Rob Owen reports on reasons why it wont work: 
For starters: microstamping fails to work on any firearm that already exists, something in the neighborhood of more than 300 million firearms. As firearms last indefinitely, it would be decades before they became a significant number of total firearms — even if the technology was foolproof. But microstamping is not foolproof. Let’s look at the ways microstamping fails, beyond the numbers: 
                Microstamping does not work if shell casings aren’t automatically ejected from the crime gun. Revolvers, derringers, double-barrel shotguns, pump shotguns and rifles, and semi-automatic firearms that can be equipped with inexpensive brass catchers (common among some shooters) would leave no cartridges at the scene of a shooting.
                Microstamping does not work because firing pins are inexpensive and easy to replace. The firing pin for most weapons are easily replaced by someone with a minimum of ability to read and follow the basic cleaning directions for his firearm. The expense of millions of dollars in retooling is thwarted by the purchase of a $12 part.
                Microstamping does not work because the stamping is easily defaced. It would take a matter of a half-dozen passes of a standard diamond file, and less than a minute, to eradicate the microstamping.
                Microstamping is incredibly fragile. The stamping would wear out over time through simple use of the firearm, or be thwarted by the normal powder residue that builds up on small parts.
                Microstamping could easily be spoofed and waste police time — or worse, send the wrong people to jail. Most shooters do not reload their own ammunition, and leave their shell casings at the range. All it would take to turn microstamping to a criminal’s advantage would be for a criminal or one of his associates to pick up brass from a firing range in the same caliber as the weapon he carries.
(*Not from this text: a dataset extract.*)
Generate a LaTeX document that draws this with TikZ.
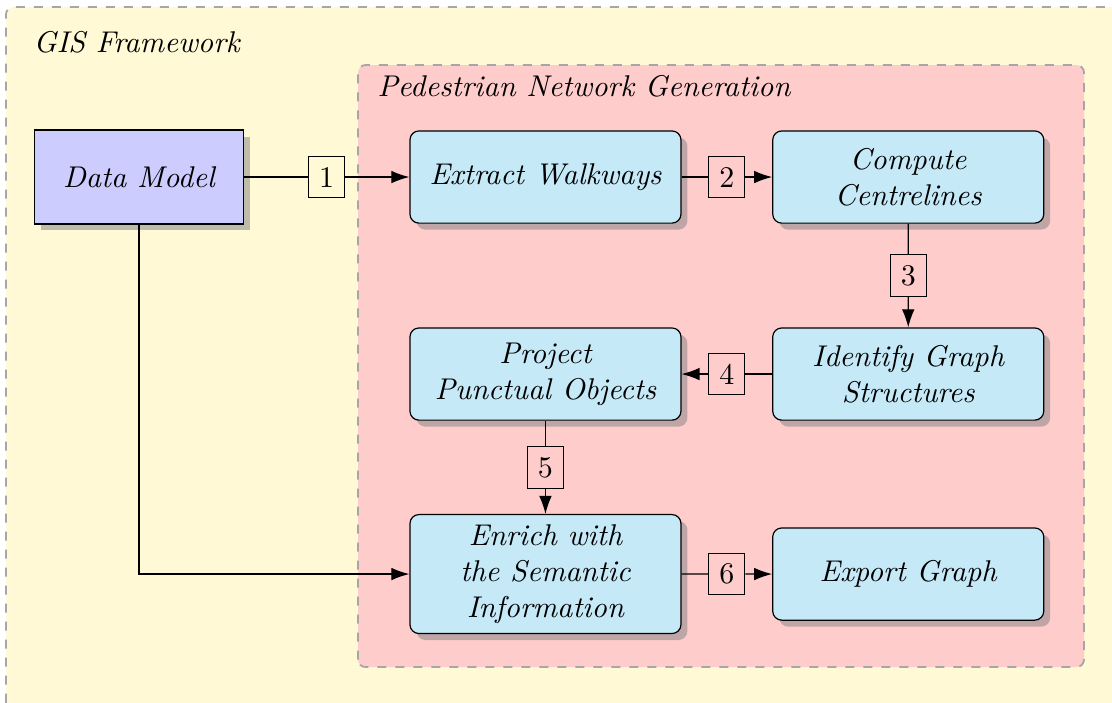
\documentclass[tikz,border=0pt]{standalone}
\usepackage{amsmath}
\usepackage{tikz}
\usetikzlibrary{shapes,arrows.meta,shadows,calc}

\definecolor{gisyellow}{RGB}{255,249,214}
\definecolor{blockblue}{RGB}{198,233,248}

\begin{document}
\begin{tikzpicture}[->,>={Latex[length=6pt,width=4.2pt]},auto,node distance=4.25cm,thin]
\tikzstyle{frame}=[draw=gray!70,semithick,dashed,rounded corners=2.5pt]
\tikzstyle{block}=[draw=black,fill=blockblue,rounded corners=3pt,drop shadow,
  minimum width=3.175cm,minimum height=1.08cm,align=center,font=\itshape]
\tikzstyle{source}=[draw=black,fill=blue!20,drop shadow,
  minimum width=2.44cm,minimum height=1.1cm,font=\itshape]
\tikzstyle{stepnum}=[draw=black,inner sep=3.5pt]
\tikzstyle{title}=[anchor=base west,inner sep=0pt,font=\itshape]
\useasboundingbox (-1.628,-6.150) rectangle (11.399,2.074);
% frames
\draw[frame,fill=gisyellow,-] (-1.558,-6.244) rectangle (11.493,1.992);
\draw[frame,fill=red!20,-] (2.566,-5.740) rectangle (11.071,1.312);
\node[title] (gis) at (-1.242,1.464) {GIS Framework};
\node[title] (ped) at (2.788,0.949) {Pedestrian Network Generation};
% blocks
\node[source] (model) {Data Model};
\node[block][right of=model,node distance=4.762cm](walk){Extract Walkways};
\node[block][right of=walk](cent){Compute\\Centrelines};
\node[block][below of=cent,node distance=2.308cm](ident){Identify Graph\\Structures};
\node[block][left of=ident](proj){Project\\Punctual Objects};
\node[block][below of=proj,node distance=2.343cm](enrich){Enrich with\\the Semantic\\Information};
\node[block][right of=enrich](export){Export Graph};
% step numbers
\node[stepnum] (n1) at ($(model.east)!.5!(walk.west)$) {1};
\node[stepnum] (n2) at ($(walk.east)!.5!(cent.west)$) {2};
\node[stepnum] (n3) at ($(cent.south)!.5!(ident.north)$) {3};
\node[stepnum] (n4) at ($(ident.west)!.5!(proj.east)$) {4};
\node[stepnum] (n5) at ($(proj.south)!.5!(enrich.north)$) {5};
\node[stepnum] (n6) at ($(enrich.east)!.5!(export.west)$) {6};
\path (model) edge[-] (n1)
      (n1) edge (walk)
      (walk) edge[-] (n2)
      (n2) edge (cent)
      (cent) edge[-] (n3)
      (n3) edge (ident)
      (ident) edge[-] (n4)
      (n4) edge (proj)
      (proj) edge[-] (n5)
      (n5) edge (enrich)
      (enrich) edge[-] (n6)
      (n6) edge (export);
\draw (model.south) |- (enrich.west);
\end{tikzpicture}
\end{document}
After he uses a microstamping-free weapon in a crime, he would merely drop the brass he recovered from Joe Citizen at the range at the crime scene. Joe will wake up with a SWAT team crashing through his door at 5:00 a.m., and if he’s lucky, innocent Joe won’t be gunned down along with his family pets.
Easily thwarted and capable of being used to a criminal’s advantage, microstamping is a horrible idea as well as an expensive one.
It is reminiscent of the attempts of the Queensland government to prosecute gun dealer Ron Owen who faced several court cases and the best part of a thousand charges.  During one of these where he was accused of certifying guns as disabled, he proved that his method was better than that required by the government: 
Ron Owen and another gun dealer, Tony Cleaver of Margate, are charged with fraudulently certifying guns they had disabled for use as replicas as "permanently inoperable".  The court was told the Crown would allege an intention to modify guns in a way that would allow them to be restored to use. 
Owen told the court model guns, available at camping stores, could be converted to real weapons and were potentially lethal.  He produced a replica US Army weapon, purchased from a Brisbane disposal store, which he said had workable internal parts and a firing pin hole, which could be made to shoot by replacing several parts with spares. 
He said guns he had made inoperable could not be restored because they had welded or missing internal parts.
The government lost every case against him, but kept on trying.